**** Source excerpt ****
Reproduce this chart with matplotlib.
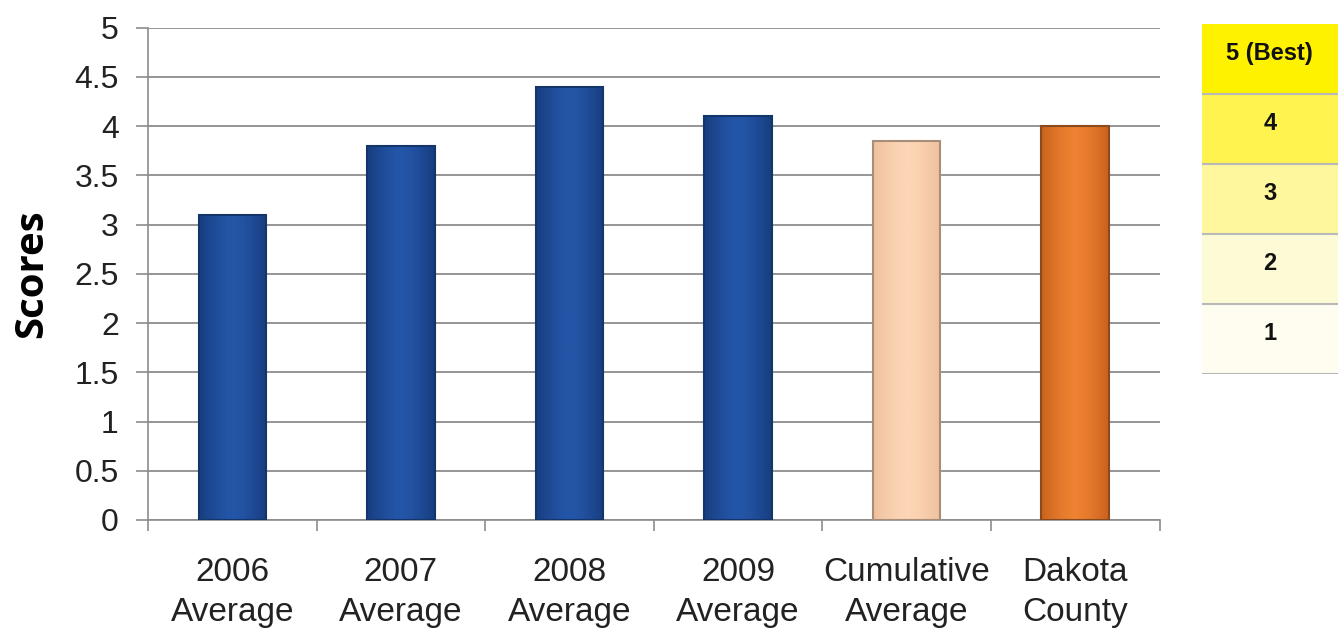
import numpy as np
import matplotlib.pyplot as plt
from matplotlib.colors import LinearSegmentedColormap

#data
categories = ["2006\nAverage", "2007\nAverage", "2008\nAverage", "2009\nAverage",
              "Cumulative\nAverage", "Dakota\nCounty"]
scores = [3.1, 3.8, 4.4, 4.1, 3.85, 4.0]
#(edge shade, centre shade) for each bar
bar_shades = [("#173d7e", "#2456a8"), ("#173d7e", "#2456a8"), ("#173d7e", "#2456a8"),
              ("#173d7e", "#2456a8"), ("#efc09c", "#fdd6b6"), ("#c9621d", "#ee8232")]
edge_colors = ["#14356c", "#14356c", "#14356c", "#14356c", "#a88e78", "#8a4a1c"]
yticks = [0, 0.5, 1, 1.5, 2, 2.5, 3, 3.5, 4, 4.5, 5]

#score key on the right
key_labels = ["5 (Best)", "4", "3", "2", "1"]
key_colors = ["#fff200", "#fff34f", "#fff79e", "#fdfad6", "#fefdf0"]

plt.rcParams["font.family"] = ["Liberation Sans", "DejaVu Sans"]

fig = plt.figure(figsize=(13.38, 6.31), dpi=100)
ax = fig.add_axes([0.1106, 0.176, 0.756, 0.780])

x = list(range(len(categories)))
bars = ax.bar(x, scores, width=0.4, color="none", edgecolor=edge_colors, linewidth=1.5, zorder=4)

#horizontal gradient inside each bar (darker sides, lighter middle)
grad = np.abs(np.linspace(-1, 1, 64)) ** 1.5
grad = 1 - grad.reshape(1, -1)
for patch, (dark, light) in zip(bars.patches, bar_shades):
    cmap = LinearSegmentedColormap.from_list("shade", [dark, light])
    x0, w, h = patch.get_x(), patch.get_width(), patch.get_height()
    im = ax.imshow(grad, cmap=cmap, aspect="auto", extent=(x0, x0 + w, 0, h), zorder=3, vmin=0, vmax=1)
    im.set_clip_path(patch)

ax.set_xlim(-0.5, len(categories) - 0.5)
ax.set_ylim(0, 5)
ax.set_yticks(yticks)
ax.set_yticklabels([f"{v:g}" for v in yticks], fontsize=23, color="#222222")
ax.yaxis.grid(True, color="#8c8c8c", linewidth=1.3, zorder=0)
ax.set_axisbelow(True)

#category labels in the middle, tick marks between categories
ax.set_xticks(x)
ax.set_xticklabels(categories, fontsize=24, color="#222222", linespacing=1.37)
ax.tick_params(axis="x", which="major", length=0, pad=27)
ax.set_xticks([i + 0.5 for i in range(-1, len(categories))], minor=True)
ax.tick_params(axis="x", which="minor", length=8, color="#8c8c8c", width=1.2)
ax.tick_params(axis="y", length=9, color="#8c8c8c", width=1.2, pad=12)

for side in ["top", "right"]:
    ax.spines[side].set_visible(False)
for side in ["left", "bottom"]:
    ax.spines[side].set_color("#8c8c8c")
    ax.spines[side].set_linewidth(1.2)

ax.set_ylabel("Scores", fontsize=29, fontweight="bold", family=["Open Sans", "DejaVu Sans"])
ax.yaxis.set_label_coords(-0.096, 0.5)

#key table
kax = fig.add_axes([0.898, 0.407, 0.102, 0.555])
n = len(key_labels)
for i, (lab, col) in enumerate(zip(key_labels, key_colors)):
    top = n - i
    kax.axhspan(top - 1, top, color=col, zorder=1)
    kax.axhline(top - 1, color="#b8b8b8", linewidth=1.5, zorder=2)
    kax.text(0.5, top - 0.42, lab, ha="center", va="center", fontsize=17, fontweight="bold", color="#111111")
kax.set_xlim(0, 1)
kax.set_ylim(0, n)
kax.axis("off")

plt.savefig("out.png", dpi=100)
****
Restate the material word for word from its first line through the line containing "from matplotlib.colors import", both included; the pictures do not belong in it.

• Written response:
Reproduce this chart with matplotlib.
import numpy as np
import matplotlib.pyplot as plt
from matplotlib.colors import LinearSegmentedColormap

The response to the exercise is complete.